## What you will do
In the listing below, find the line holding "What matplotlib code" and the line holding "from matplotlib.ticker import MultipleLocator". Write out those two lines and all lines between, exactly, and nothing more.

## Input
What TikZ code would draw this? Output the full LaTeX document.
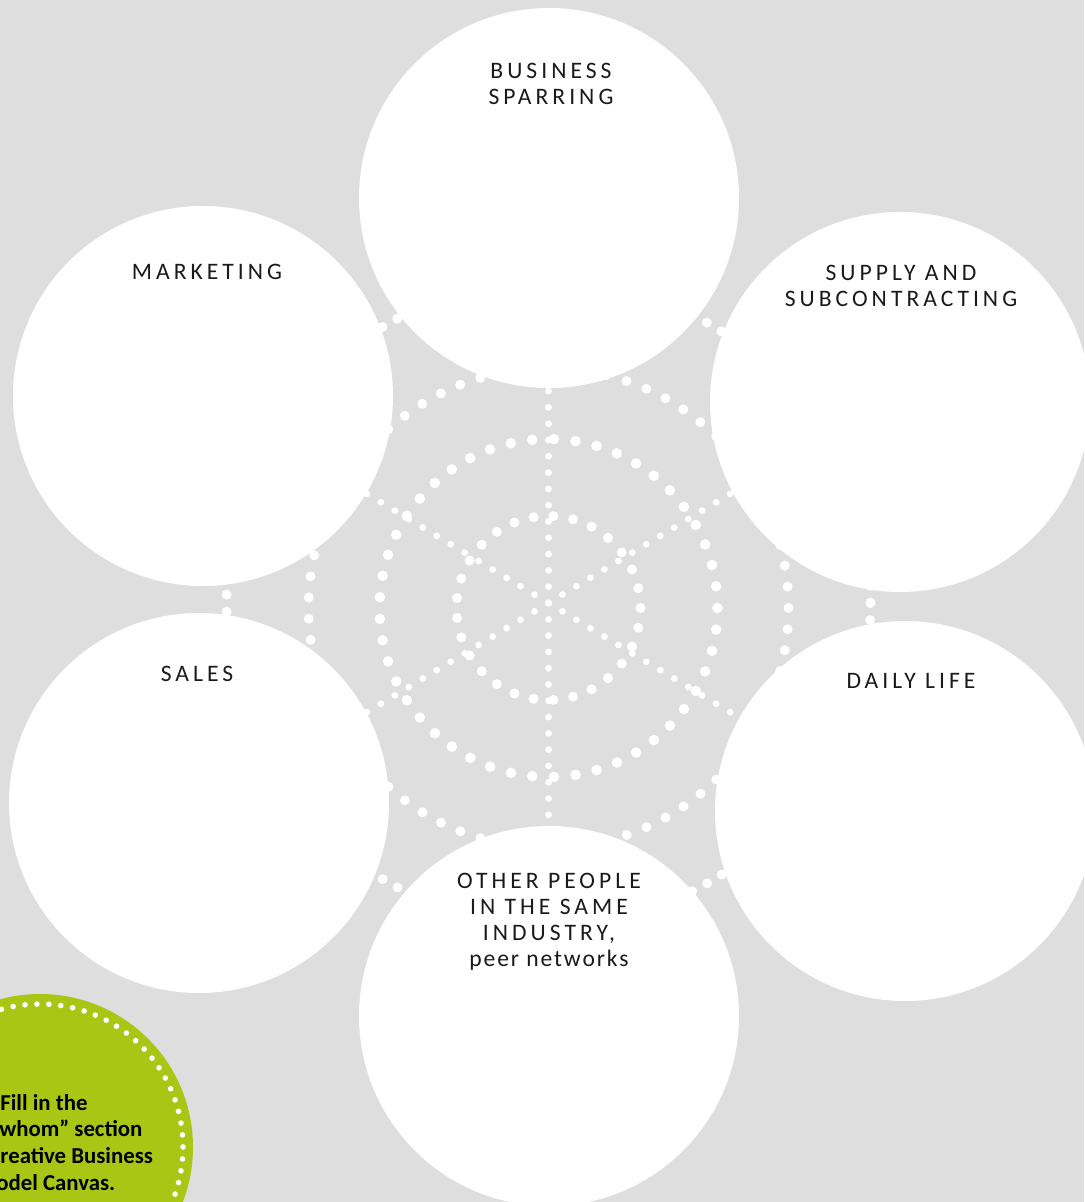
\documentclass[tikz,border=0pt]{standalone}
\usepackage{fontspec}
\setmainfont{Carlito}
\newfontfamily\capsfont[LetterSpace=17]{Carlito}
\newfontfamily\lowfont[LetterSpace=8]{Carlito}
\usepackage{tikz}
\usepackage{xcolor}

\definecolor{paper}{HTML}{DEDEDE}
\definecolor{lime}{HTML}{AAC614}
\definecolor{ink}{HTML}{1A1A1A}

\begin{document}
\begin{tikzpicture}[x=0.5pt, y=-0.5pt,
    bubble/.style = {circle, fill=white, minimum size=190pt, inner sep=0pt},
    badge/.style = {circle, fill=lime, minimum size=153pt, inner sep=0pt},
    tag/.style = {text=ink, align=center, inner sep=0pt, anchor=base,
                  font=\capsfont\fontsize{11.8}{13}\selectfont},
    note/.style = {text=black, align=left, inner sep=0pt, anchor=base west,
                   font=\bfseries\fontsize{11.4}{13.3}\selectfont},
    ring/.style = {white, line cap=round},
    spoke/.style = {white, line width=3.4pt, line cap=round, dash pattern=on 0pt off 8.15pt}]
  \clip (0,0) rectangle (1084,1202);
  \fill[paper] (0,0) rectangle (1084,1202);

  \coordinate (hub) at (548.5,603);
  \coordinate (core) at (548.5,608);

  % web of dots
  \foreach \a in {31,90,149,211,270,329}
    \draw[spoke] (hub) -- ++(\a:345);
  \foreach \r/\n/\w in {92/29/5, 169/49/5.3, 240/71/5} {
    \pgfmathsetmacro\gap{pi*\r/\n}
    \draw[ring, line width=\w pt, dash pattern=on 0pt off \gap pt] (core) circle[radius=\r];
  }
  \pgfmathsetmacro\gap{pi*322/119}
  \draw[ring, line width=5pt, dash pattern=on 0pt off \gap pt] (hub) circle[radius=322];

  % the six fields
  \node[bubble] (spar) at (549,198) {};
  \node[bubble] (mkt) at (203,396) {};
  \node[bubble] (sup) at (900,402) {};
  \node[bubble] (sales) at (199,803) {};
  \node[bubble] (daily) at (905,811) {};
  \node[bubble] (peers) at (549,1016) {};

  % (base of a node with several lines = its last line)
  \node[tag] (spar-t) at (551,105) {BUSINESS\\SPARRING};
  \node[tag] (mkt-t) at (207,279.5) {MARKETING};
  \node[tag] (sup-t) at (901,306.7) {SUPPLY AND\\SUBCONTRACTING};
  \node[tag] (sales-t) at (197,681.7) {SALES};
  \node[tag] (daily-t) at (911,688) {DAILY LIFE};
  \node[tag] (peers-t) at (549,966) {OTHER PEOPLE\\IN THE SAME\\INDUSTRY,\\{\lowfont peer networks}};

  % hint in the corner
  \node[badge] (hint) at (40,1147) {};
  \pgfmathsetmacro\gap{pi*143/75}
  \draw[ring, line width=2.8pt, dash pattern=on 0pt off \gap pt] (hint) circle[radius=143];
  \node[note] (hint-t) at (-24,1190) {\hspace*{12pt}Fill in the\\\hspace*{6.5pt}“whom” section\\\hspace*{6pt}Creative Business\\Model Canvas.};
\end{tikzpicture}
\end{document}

* * *

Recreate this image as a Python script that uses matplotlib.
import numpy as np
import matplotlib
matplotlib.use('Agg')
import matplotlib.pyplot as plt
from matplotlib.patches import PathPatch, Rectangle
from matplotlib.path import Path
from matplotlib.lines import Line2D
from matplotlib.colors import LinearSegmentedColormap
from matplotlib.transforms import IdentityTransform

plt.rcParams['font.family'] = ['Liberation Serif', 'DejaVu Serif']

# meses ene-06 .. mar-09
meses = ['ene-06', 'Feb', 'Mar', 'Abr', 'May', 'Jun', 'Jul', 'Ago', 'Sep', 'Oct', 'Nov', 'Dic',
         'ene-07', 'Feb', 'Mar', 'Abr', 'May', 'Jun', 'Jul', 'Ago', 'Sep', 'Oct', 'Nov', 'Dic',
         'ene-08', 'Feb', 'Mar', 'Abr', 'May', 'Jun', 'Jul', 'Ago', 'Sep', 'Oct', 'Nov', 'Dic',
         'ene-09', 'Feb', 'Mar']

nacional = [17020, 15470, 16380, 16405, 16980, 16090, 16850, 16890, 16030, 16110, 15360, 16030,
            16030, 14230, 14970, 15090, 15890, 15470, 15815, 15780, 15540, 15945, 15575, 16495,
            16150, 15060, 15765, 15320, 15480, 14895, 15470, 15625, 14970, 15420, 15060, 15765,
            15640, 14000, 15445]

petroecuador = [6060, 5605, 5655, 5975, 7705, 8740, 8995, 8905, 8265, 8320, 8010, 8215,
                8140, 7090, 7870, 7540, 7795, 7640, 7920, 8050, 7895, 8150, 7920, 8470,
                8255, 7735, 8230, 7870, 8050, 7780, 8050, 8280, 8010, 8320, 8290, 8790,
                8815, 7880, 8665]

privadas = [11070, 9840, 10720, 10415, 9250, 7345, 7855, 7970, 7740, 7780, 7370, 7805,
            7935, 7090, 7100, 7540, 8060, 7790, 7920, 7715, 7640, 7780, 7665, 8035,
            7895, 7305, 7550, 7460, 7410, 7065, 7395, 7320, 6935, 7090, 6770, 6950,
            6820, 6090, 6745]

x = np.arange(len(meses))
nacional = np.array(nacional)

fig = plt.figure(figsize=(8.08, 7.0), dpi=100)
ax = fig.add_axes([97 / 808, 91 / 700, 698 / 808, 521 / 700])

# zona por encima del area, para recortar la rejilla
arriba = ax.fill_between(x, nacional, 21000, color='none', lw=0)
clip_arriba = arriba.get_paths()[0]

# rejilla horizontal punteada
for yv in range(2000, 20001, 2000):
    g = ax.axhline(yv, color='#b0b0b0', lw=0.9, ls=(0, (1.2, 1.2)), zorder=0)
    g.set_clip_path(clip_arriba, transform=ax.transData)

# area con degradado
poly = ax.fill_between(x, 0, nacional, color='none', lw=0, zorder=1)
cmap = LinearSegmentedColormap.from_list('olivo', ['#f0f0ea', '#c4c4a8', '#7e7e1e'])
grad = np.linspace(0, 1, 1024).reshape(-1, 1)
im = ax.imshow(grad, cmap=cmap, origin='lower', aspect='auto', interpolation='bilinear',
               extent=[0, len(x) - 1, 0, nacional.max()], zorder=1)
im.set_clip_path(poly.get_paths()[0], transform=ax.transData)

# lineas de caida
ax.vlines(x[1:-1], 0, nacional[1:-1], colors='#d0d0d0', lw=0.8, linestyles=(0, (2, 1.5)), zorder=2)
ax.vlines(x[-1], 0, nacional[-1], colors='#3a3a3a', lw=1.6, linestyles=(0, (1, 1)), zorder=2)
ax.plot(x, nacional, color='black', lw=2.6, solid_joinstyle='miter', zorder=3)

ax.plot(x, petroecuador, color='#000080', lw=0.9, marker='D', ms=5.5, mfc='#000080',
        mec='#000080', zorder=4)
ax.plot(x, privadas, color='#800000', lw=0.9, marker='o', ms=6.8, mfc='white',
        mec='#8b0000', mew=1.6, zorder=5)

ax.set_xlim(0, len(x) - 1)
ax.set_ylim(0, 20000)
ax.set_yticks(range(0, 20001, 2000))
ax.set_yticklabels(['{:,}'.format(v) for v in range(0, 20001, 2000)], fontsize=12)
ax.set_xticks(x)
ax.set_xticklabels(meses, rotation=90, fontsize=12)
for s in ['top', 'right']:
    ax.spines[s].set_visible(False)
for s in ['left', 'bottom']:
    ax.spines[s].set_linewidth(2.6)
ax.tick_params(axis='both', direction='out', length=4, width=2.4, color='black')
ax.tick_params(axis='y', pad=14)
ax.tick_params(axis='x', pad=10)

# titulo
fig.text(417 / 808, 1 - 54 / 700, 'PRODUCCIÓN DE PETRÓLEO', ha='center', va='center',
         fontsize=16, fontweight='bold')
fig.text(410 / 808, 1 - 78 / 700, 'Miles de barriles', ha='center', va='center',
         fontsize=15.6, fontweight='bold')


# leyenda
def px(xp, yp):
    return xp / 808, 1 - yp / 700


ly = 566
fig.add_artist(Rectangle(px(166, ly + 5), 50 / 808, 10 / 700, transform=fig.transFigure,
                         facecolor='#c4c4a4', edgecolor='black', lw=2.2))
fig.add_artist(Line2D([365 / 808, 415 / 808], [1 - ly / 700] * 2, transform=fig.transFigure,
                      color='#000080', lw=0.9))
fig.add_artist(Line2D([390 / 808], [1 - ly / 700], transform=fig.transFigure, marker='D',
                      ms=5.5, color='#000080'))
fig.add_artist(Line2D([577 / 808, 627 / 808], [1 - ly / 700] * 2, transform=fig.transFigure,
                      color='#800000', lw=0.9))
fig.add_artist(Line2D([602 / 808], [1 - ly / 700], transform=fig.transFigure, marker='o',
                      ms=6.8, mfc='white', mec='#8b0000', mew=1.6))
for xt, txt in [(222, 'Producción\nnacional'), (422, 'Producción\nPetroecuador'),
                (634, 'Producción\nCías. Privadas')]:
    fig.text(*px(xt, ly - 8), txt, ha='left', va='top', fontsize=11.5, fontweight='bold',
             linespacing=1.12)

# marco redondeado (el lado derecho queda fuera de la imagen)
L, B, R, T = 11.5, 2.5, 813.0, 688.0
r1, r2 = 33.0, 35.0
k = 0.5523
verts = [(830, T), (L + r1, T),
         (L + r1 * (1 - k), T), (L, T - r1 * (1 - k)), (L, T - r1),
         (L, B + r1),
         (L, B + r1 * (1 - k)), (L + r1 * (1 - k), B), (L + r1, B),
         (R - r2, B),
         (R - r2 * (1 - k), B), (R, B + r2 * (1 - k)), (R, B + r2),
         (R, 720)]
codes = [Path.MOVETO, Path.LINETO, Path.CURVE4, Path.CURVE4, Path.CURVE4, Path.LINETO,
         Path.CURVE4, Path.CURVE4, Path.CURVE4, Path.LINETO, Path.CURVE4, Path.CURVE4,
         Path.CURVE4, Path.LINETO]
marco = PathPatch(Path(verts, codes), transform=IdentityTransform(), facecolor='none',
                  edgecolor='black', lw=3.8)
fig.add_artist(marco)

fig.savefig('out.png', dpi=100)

---

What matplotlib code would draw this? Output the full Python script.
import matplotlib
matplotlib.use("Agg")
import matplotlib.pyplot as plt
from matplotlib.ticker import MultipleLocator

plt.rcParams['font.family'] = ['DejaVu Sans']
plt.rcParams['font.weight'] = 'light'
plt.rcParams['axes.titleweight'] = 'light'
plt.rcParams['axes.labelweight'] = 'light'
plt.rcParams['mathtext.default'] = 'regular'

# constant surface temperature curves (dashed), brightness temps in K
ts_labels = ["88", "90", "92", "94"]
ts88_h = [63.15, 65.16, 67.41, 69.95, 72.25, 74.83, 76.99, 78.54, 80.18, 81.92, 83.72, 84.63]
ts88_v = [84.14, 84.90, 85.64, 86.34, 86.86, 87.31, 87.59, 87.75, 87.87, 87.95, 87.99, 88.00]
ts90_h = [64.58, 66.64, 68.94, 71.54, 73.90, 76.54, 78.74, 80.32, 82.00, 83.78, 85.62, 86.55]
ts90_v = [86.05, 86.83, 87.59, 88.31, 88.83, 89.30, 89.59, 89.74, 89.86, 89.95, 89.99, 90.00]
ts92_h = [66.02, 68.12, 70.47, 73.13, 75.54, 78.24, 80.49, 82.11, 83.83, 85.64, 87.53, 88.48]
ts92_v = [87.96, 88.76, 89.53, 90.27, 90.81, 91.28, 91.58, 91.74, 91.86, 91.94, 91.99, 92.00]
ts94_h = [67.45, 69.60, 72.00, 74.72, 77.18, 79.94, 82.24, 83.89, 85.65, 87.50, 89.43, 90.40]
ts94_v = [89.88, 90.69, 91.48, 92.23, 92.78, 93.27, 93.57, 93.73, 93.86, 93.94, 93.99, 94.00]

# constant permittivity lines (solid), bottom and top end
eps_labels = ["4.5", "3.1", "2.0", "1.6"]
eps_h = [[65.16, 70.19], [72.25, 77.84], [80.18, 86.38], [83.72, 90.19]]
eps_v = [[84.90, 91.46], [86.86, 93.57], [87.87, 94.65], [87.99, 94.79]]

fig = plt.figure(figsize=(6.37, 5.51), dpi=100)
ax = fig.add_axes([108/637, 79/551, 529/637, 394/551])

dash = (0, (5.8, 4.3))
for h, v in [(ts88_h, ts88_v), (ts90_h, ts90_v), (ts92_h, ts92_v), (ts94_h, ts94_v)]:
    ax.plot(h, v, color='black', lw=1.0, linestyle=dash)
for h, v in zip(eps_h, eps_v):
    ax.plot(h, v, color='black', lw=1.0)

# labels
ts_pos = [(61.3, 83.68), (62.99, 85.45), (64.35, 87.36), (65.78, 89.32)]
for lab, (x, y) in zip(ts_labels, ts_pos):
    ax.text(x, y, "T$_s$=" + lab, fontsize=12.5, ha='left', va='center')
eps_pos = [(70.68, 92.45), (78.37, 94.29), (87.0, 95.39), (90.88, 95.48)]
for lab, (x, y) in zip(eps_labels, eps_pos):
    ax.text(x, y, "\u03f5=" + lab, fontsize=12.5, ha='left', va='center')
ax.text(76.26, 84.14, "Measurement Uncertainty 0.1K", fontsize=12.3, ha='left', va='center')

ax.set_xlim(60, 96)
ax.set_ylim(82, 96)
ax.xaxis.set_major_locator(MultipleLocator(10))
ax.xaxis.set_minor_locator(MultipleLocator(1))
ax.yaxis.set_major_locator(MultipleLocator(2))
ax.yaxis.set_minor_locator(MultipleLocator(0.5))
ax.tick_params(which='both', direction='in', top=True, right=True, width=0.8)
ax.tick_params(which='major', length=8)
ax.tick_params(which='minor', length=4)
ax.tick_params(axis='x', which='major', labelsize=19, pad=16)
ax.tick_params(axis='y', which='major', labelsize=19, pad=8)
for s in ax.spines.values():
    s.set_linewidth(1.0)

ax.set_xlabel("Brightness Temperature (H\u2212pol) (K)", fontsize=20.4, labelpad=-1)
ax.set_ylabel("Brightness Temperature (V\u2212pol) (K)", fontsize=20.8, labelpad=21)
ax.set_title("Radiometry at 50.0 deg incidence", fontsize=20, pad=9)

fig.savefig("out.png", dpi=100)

## Solution to this exercise
What matplotlib code would draw this? Output the full Python script.
import matplotlib
matplotlib.use("Agg")
import matplotlib.pyplot as plt
from matplotlib.ticker import MultipleLocator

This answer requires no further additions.